# Parking Heidelberg



## kazzzy (Apr 9, 2006)

We are travelling down through Germany next week and want to stop in Heidelberg for a day we will be staying on Stellplatz but the nearest one to Heidelberg is 17km away, has anyone got experience of parking a 7.5M motorhome in the centre of Heidelberg and can recommend a central car park that can accomodate our M/H ?
Thanks in advance.


----------



## Boff (May 10, 2005)

Hi!



kazzzy said:


> ... has anyone got experience of parking a 7.5M motorhome in the centre of Heidelberg and can recommend a central car park that can accomodate our M/H ?


Yes, I have this experience: In the town centre you can just forget it! Not possible.

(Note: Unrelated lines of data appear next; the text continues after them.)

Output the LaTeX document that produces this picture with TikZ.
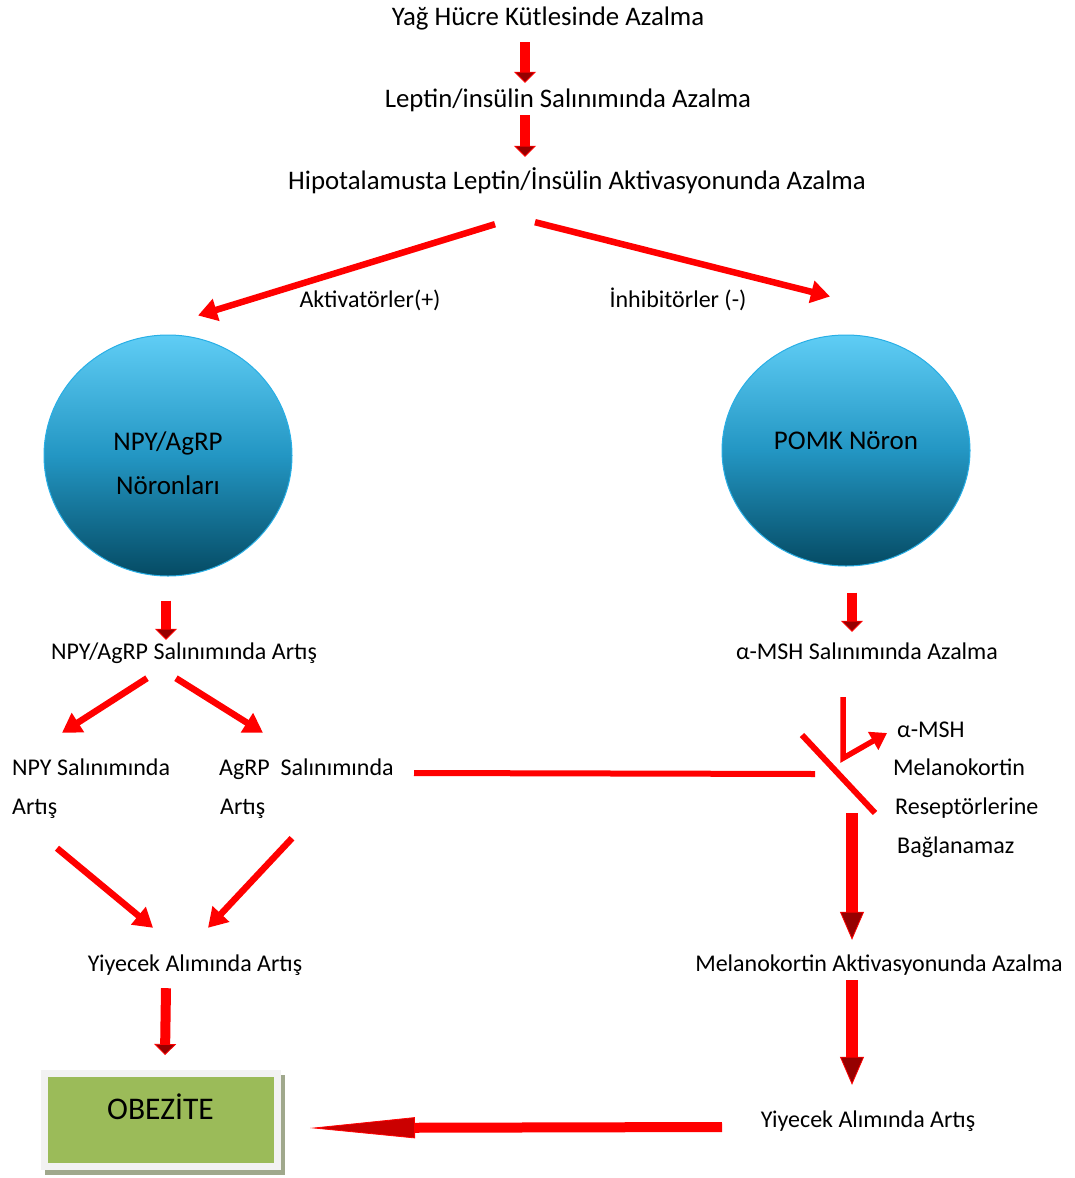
\documentclass[tikz,border=0pt]{standalone}
\usepackage{fontspec}
\setmainfont{Carlito}
\usetikzlibrary{arrows.meta,shapes.geometric}
\definecolor{okred}{RGB}{255,0,0}
\definecolor{okdark}{RGB}{150,0,0}
\definecolor{circtop}{RGB}{95,205,245}
\definecolor{circmid}{RGB}{35,150,195}
\definecolor{circbot}{RGB}{5,75,100}
\definecolor{circline}{RGB}{40,175,230}
\definecolor{obgreen}{RGB}{155,187,89}
\definecolor{obframe}{RGB}{242,242,242}
\definecolor{obshadow}{RGB}{160,168,140}
\begin{document}
\begin{tikzpicture}[x=1pt, y=-1pt,
	txt/.style={font=\fontsize{24}{28}\selectfont, inner sep=0pt, text height=17pt, text depth=3pt},
	bigtxt/.style={font=\fontsize{26.8}{32}\selectfont, inner sep=0pt, text height=19pt, text depth=3pt},
	neuron/.style={ellipse, inner sep=0pt, shading=axis, top color=circtop, bottom color=circbot, middle color=circmid, draw=circline, line width=1pt},
	neurontxt/.style={font=\fontsize{27}{44}\selectfont, align=center, inner sep=0pt},
	blockarr/.style={okred, line width=10pt, -{Triangle[length=11pt, width=22pt, fill=okdark, line width=0.8pt]}},
	longblock/.style={okred, line width=12pt, -{Triangle[length=28pt, width=24pt, fill=okdark, line width=0.8pt]}},
	thinarr/.style={okred, line width=6.5pt, -{Triangle[length=19pt, width=22pt]}},
	barline/.style={okred, line width=6pt},
	bigarr/.style={okred, line width=10pt, -{Triangle[length=105pt, width=21pt, fill=okdark!50!okred, line width=0.8pt]}}]
	\useasboundingbox (0,0) rectangle (1074,1178);
	\node[bigtxt] (yag) at (548,17) {Yağ Hücre Kütlesinde Azalma};
	\node[bigtxt] (leptin) at (568,99) {Leptin/insülin Salınımında Azalma};
	\node[bigtxt] (hipo) at (577,181) {Hipotalamusta Leptin/İnsülin Aktivasyonunda Azalma};
	\node[txt] (aktiv) at (370,300) {Aktivatörler(+)};
	\node[txt] (inhib) at (678,300) {İnhibitörler (-)};
	\node[neuron, minimum width=248pt, minimum height=241pt, label={[neurontxt, yshift=-8pt]center:NPY/AgRP\\Nöronları}] (npy) at (168,455.5) {};
	\node[neuron, minimum width=248pt, minimum height=231pt, label={[neurontxt, yshift=10pt]center:POMK Nöron}] (pomk) at (846,450.5) {};
	\node[txt] (npyart) at (184,652) {NPY/AgRP Salınımında Artış};
	\node[txt] (msh) at (867,652) {α-MSH Salınımında Azalma};
	\node[txt, anchor=west] (npysal) at (12,768) {NPY Salınımında};
	\node[txt, anchor=west] (npyartis) at (12,807) {Artış};
	\node[txt, anchor=west] (agrpsal) at (219,768) {AgRP~~Salınımında};
	\node[txt, anchor=west] (agrpartis) at (220,807) {Artış};
	\node[txt, anchor=west] (mcalpha) at (897,730) {α-MSH};
	\node[txt, anchor=west] (mcmel) at (893,768) {Melanokortin};
	\node[txt, anchor=west] (mcres) at (895,807) {Reseptörlerine};
	\node[txt, anchor=west] (mcbag) at (897,846) {Bağlanamaz};
	\node[txt] (yiyl) at (195,964) {Yiyecek Alımında Artış};
	\node[txt] (melak) at (879,964) {Melanokortin Aktivasyonunda Azalma};
	\node[txt] (yiyr) at (868,1120) {Yiyecek Alımında Artış};
	\fill[obshadow] (45,1075) rectangle (285,1175);
	\node[fill=obgreen, draw=obframe, line width=7pt, minimum width=233pt, minimum height=93pt, inner sep=0pt, font=\fontsize{31.5}{36}\selectfont] (obezite) at (160.5,1120) {\raisebox{26pt}{OBEZİTE}};
	\draw[blockarr] ([xshift=-23pt,yshift=-14pt]yag.south) -- ([xshift=-43pt,yshift=5pt]leptin.north);
	\draw[blockarr] ([xshift=-43pt,yshift=-5pt]leptin.south) -- ([xshift=-52pt,yshift=13pt]hipo.north);
	\draw[thinarr] ([xshift=-82pt,yshift=-32pt]hipo.south) -- ([xshift=30pt,yshift=19pt]npy.north);
	\draw[thinarr] ([xshift=-42pt,yshift=-30pt]hipo.south) -- ([xshift=-16pt,yshift=38pt]pomk.north);
	\draw[blockarr] ([xshift=-2pt,yshift=-24pt]npy.south) -- ([xshift=-18pt,yshift=2pt]npyart.north);
	\draw[blockarr] ([xshift=6pt,yshift=-26pt]pomk.south) -- ([xshift=-15pt,yshift=10pt]msh.north);
	\draw[thinarr] ([xshift=-37pt,yshift=-16pt]npyart.south) -- ([xshift=50pt,yshift=25pt]npysal.north west);
	\draw[thinarr] ([xshift=-8pt,yshift=-16pt]npyart.south) -- ([xshift=44pt,yshift=25pt]agrpsal.north west);
	\draw[thinarr] ([xshift=45pt,yshift=-31pt]npyartis.south west) -- ([xshift=-42pt,yshift=26pt]yiyl.north);
	\draw[thinarr] ([xshift=72pt,yshift=-21pt]agrpartis.south west) -- ([xshift=13pt,yshift=26pt]yiyl.north);
	\draw[blockarr] ([xshift=-29pt,yshift=-14pt]yiyl.south) -- ([xshift=4.5pt,yshift=15pt]obezite.north);
	\coordinate (bar) at (838,774);
	\draw[barline] ([xshift=195pt,yshift=-5pt]agrpsal.west) -- ([xshift=-23pt]bar);
	\draw[barline] ([xshift=-36pt,yshift=39pt]bar) -- ([xshift=37pt,yshift=-39pt]bar);
	\draw[okred, line width=5.5pt, -{Triangle[length=16pt, width=20pt]}] ([xshift=-24pt,yshift=-35pt]msh.south) -- ++(0,61) -- ([xshift=-10pt,yshift=-3pt]mcalpha.west);
	\draw[longblock] ([xshift=14pt,yshift=-39pt]bar) -- ([xshift=-27pt,yshift=14pt]melak.north);
	\draw[longblock] ([xshift=-27pt,yshift=-6pt]melak.south) -- ([xshift=-16pt,yshift=25pt]yiyr.north);
	\draw[bigarr] ([xshift=-146pt,yshift=-7pt]yiyr.center) -- ([xshift=29.5pt,yshift=-8pt]obezite.east);
\end{tikzpicture}
\end{document}
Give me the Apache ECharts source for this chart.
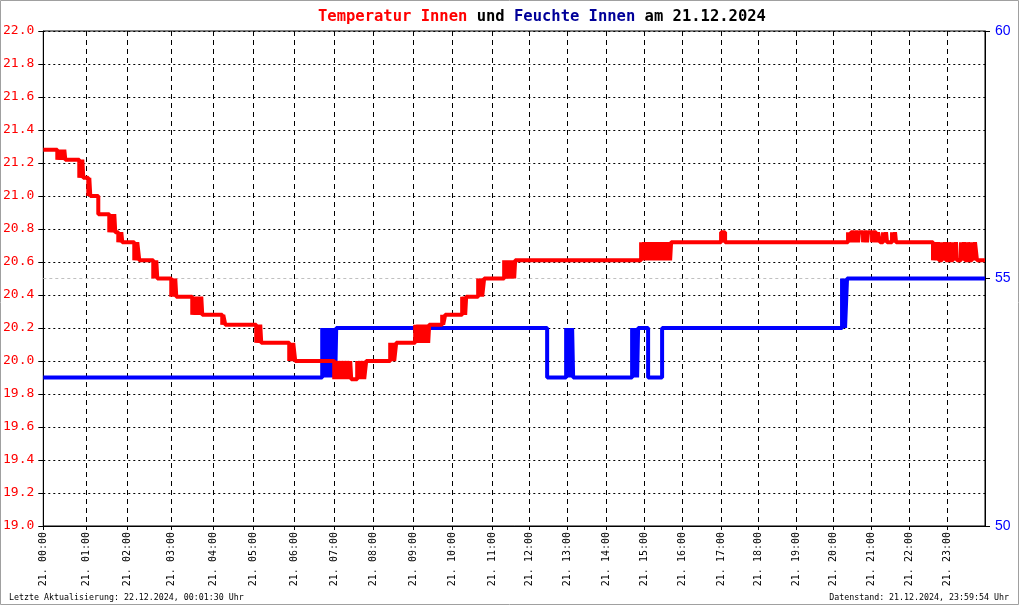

The only option for day parking is a Park&Ride place south of the city centre, at "Messplatz". From there it is about 2 km to the centre, and there is a tram connection. Co-ordinates are 49°23' 27'' N / 8°40' 25'' E. Overnight parking there is neither permitted nor recommended.

For an overnight stay I would recommend the "stellplatz" in Ladenburg. Which is probably the one you had in mind anyway. Ladenburg has good train connections to Heidelberg, so it would be possible to leave the van there over the day, and take the train.

Best Regards,
Gerhard


----------



## Telbell (May 1, 2005)

> For an overnight stay I would recommend the "stellplatz" in Ladenburg. Which is probably the one you had in mind anyway. Ladenburg has good train connections to Heidelberg, so it would be possible to leave the van there over the day, and take the train.


I agree. Nice swimming pool complex next to the Stellplatz too!


----------



## kazzzy (Apr 9, 2006)

Cool thanks for the advice, I guessed the parking would be a problem but the Stellplatz will be perfect. Thanks to you both.


----------